- [Instructions to follow]:
Reproduce nothing except the lines between the line with "Write a Python" and the line with "5710, 8000, 10000]", both ends included, and please leave out pictures.

(Code that draws figures)
········

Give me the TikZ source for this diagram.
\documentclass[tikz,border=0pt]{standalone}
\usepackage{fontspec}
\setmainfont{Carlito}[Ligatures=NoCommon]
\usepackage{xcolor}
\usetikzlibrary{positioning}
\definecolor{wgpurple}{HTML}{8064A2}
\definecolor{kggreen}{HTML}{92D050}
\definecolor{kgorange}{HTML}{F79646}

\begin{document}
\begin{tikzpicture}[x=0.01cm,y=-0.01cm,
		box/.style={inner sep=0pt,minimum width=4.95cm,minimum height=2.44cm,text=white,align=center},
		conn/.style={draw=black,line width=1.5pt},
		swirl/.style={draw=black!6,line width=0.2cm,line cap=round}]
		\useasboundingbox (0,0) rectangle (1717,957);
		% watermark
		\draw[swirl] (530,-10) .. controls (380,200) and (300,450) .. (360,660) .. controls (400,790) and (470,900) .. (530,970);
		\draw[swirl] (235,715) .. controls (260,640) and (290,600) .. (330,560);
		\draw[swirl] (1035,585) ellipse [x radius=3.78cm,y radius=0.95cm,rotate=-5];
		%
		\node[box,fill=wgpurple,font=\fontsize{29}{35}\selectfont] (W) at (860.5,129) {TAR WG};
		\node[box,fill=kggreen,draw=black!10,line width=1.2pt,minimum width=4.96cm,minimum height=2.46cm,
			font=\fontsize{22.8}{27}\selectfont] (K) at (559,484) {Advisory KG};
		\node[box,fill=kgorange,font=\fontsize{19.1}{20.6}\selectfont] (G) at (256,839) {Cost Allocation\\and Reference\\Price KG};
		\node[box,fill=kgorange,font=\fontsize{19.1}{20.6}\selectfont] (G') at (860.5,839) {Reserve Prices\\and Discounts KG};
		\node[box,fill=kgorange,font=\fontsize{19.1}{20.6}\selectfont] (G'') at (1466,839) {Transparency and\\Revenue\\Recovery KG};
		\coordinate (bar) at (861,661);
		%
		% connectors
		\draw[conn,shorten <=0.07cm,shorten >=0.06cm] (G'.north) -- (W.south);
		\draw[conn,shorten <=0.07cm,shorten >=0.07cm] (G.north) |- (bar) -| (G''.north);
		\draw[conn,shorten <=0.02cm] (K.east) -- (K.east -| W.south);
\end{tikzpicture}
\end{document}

········

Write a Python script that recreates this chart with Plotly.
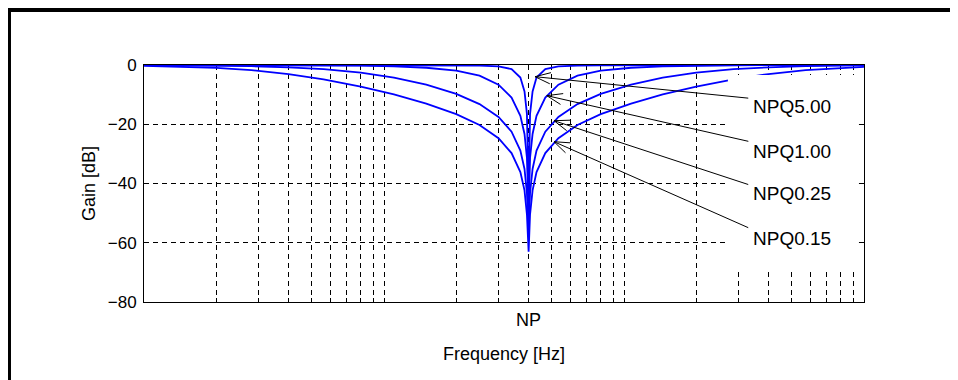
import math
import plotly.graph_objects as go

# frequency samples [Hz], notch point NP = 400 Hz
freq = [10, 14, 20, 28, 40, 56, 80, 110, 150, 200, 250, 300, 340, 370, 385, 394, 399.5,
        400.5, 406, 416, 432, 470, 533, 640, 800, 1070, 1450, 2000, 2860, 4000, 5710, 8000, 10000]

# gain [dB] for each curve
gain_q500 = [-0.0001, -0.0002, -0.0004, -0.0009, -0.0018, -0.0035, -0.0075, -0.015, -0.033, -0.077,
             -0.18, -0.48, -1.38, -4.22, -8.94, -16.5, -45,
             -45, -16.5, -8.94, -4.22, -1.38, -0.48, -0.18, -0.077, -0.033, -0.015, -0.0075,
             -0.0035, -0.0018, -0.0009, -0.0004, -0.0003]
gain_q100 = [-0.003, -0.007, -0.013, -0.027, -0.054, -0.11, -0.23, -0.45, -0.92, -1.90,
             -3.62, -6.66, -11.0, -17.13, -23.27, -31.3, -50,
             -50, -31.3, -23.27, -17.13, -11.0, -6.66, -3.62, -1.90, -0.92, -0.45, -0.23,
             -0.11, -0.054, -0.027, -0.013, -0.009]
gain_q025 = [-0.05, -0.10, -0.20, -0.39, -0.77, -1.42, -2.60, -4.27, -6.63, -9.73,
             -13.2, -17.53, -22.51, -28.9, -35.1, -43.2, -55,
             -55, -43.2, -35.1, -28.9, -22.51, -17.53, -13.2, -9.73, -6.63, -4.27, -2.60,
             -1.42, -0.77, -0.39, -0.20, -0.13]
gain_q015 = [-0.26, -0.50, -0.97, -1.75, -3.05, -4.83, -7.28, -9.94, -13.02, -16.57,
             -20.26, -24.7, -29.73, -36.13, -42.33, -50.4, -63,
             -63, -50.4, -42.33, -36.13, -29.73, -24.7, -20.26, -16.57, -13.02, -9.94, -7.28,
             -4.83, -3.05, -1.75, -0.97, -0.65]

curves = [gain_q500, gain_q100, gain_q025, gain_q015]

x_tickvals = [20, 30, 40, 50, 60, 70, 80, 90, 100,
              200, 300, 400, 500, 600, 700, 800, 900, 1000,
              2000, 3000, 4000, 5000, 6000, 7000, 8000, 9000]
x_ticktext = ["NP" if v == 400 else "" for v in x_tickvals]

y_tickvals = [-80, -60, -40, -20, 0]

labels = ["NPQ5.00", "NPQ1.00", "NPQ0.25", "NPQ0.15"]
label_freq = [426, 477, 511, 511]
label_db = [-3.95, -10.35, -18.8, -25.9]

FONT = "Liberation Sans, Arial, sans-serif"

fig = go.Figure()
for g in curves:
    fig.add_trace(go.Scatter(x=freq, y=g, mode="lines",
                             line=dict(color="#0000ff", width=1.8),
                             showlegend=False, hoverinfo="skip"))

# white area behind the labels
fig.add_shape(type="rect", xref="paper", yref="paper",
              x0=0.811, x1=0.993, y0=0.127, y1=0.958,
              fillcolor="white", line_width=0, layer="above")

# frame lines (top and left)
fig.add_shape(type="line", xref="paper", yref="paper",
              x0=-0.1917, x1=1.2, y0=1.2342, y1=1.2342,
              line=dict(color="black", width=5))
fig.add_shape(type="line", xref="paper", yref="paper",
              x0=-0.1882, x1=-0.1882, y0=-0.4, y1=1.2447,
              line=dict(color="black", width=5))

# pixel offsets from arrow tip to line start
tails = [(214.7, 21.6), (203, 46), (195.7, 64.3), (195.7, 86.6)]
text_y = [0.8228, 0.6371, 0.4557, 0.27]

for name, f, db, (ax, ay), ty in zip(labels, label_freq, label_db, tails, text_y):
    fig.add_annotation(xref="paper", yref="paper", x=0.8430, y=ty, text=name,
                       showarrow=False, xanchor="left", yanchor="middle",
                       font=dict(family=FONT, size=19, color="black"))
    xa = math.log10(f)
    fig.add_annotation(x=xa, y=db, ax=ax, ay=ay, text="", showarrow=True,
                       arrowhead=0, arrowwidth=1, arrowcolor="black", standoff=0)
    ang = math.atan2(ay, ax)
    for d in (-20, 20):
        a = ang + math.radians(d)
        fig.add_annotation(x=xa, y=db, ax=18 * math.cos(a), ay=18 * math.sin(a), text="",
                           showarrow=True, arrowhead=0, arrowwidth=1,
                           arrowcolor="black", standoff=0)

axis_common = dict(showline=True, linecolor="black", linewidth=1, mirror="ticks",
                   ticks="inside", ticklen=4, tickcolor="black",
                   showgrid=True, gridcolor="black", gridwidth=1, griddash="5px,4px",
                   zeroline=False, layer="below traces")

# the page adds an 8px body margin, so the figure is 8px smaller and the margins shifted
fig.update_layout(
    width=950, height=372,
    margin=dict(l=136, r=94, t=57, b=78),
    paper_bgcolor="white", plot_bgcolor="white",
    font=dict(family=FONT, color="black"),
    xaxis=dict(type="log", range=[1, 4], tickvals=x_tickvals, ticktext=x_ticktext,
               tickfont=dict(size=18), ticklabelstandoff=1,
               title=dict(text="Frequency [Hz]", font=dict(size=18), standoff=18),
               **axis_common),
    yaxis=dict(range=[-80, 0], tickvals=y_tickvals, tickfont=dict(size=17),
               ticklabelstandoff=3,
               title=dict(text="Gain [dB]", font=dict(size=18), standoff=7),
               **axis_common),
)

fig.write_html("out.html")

········

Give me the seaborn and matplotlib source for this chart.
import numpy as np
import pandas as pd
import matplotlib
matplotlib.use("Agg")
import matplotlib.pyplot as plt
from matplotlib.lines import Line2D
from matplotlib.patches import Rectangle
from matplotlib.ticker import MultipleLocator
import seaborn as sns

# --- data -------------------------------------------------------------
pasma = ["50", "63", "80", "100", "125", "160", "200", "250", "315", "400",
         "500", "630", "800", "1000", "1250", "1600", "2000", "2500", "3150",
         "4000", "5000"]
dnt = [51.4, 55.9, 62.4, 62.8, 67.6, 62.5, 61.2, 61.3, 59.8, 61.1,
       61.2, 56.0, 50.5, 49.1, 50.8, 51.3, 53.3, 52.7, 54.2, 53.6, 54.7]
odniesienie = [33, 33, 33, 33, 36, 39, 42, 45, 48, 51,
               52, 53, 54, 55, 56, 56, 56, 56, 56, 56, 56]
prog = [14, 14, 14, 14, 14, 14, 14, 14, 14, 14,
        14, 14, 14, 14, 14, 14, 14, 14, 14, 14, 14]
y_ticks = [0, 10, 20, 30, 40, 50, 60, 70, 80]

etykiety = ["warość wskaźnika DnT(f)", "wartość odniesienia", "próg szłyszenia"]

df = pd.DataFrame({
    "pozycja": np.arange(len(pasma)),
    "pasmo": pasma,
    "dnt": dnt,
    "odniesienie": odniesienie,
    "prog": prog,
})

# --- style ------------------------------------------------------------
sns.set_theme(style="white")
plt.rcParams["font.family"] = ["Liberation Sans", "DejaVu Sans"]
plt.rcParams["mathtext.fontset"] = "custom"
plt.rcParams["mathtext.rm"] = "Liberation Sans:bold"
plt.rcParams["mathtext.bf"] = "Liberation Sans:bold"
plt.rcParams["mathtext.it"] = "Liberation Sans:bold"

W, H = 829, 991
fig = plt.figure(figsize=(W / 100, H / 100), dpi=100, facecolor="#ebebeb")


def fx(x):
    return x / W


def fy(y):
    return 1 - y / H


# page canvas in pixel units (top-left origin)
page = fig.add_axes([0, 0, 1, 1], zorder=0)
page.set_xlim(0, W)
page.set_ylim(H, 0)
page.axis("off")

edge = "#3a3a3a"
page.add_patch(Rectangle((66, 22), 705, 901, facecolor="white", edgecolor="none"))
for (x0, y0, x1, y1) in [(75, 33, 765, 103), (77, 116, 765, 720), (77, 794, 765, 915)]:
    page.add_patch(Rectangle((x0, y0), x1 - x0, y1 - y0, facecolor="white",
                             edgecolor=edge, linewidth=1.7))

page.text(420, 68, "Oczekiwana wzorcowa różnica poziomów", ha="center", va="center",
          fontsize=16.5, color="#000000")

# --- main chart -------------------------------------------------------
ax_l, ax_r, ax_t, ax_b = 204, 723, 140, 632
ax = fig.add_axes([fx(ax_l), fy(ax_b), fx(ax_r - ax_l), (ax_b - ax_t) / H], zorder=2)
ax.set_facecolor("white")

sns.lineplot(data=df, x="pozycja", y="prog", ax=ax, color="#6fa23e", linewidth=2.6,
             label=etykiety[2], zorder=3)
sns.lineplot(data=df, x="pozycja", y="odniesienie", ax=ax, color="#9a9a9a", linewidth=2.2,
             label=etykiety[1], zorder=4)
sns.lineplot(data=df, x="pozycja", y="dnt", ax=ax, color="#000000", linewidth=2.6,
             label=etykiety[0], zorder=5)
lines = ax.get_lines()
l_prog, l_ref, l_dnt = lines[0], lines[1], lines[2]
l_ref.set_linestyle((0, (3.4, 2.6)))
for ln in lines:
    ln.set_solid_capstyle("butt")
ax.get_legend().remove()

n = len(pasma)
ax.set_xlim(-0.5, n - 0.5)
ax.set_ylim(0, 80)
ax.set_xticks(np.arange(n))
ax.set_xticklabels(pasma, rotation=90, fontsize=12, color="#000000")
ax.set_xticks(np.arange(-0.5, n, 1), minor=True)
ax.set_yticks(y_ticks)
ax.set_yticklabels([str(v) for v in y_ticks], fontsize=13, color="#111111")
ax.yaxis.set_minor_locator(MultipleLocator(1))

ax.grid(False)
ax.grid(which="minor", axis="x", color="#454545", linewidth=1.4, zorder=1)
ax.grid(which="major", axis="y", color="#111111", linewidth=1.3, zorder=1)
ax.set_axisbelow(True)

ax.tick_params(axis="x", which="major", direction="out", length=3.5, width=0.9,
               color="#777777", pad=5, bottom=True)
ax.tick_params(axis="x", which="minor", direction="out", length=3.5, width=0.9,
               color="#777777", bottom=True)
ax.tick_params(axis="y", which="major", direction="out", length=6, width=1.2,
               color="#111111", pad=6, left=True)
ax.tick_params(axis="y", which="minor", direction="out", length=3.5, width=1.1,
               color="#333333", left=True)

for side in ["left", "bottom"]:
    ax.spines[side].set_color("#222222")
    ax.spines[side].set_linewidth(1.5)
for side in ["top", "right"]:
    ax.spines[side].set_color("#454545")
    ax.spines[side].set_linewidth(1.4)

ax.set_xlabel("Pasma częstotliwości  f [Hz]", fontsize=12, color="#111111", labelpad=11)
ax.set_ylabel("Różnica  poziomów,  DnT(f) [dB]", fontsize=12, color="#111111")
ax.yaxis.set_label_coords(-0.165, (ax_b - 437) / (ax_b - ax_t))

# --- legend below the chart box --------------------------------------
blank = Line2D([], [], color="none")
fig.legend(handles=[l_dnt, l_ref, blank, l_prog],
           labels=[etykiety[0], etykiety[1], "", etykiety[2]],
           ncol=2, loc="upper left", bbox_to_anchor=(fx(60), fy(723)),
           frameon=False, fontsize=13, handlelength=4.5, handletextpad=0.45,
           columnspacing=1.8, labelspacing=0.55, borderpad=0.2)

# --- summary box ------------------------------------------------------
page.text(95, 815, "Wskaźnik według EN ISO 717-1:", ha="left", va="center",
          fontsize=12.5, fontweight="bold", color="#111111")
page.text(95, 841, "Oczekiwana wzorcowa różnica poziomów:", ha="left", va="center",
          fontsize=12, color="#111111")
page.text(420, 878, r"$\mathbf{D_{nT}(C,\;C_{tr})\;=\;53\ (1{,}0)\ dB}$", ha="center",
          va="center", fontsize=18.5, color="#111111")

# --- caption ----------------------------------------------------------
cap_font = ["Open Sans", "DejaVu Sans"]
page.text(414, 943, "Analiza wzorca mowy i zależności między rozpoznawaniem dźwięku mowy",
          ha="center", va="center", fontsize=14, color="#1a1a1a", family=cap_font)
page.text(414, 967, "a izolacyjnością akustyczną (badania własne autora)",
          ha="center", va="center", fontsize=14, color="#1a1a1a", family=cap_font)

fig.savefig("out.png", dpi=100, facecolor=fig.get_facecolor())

········

- [Task solution]:
Write a Python script that recreates this chart with Plotly.
import math
import plotly.graph_objects as go

# frequency samples [Hz], notch point NP = 400 Hz
freq = [10, 14, 20, 28, 40, 56, 80, 110, 150, 200, 250, 300, 340, 370, 385, 394, 399.5,
        400.5, 406, 416, 432, 470, 533, 640, 800, 1070, 1450, 2000, 2860, 4000, 5710, 8000, 10000]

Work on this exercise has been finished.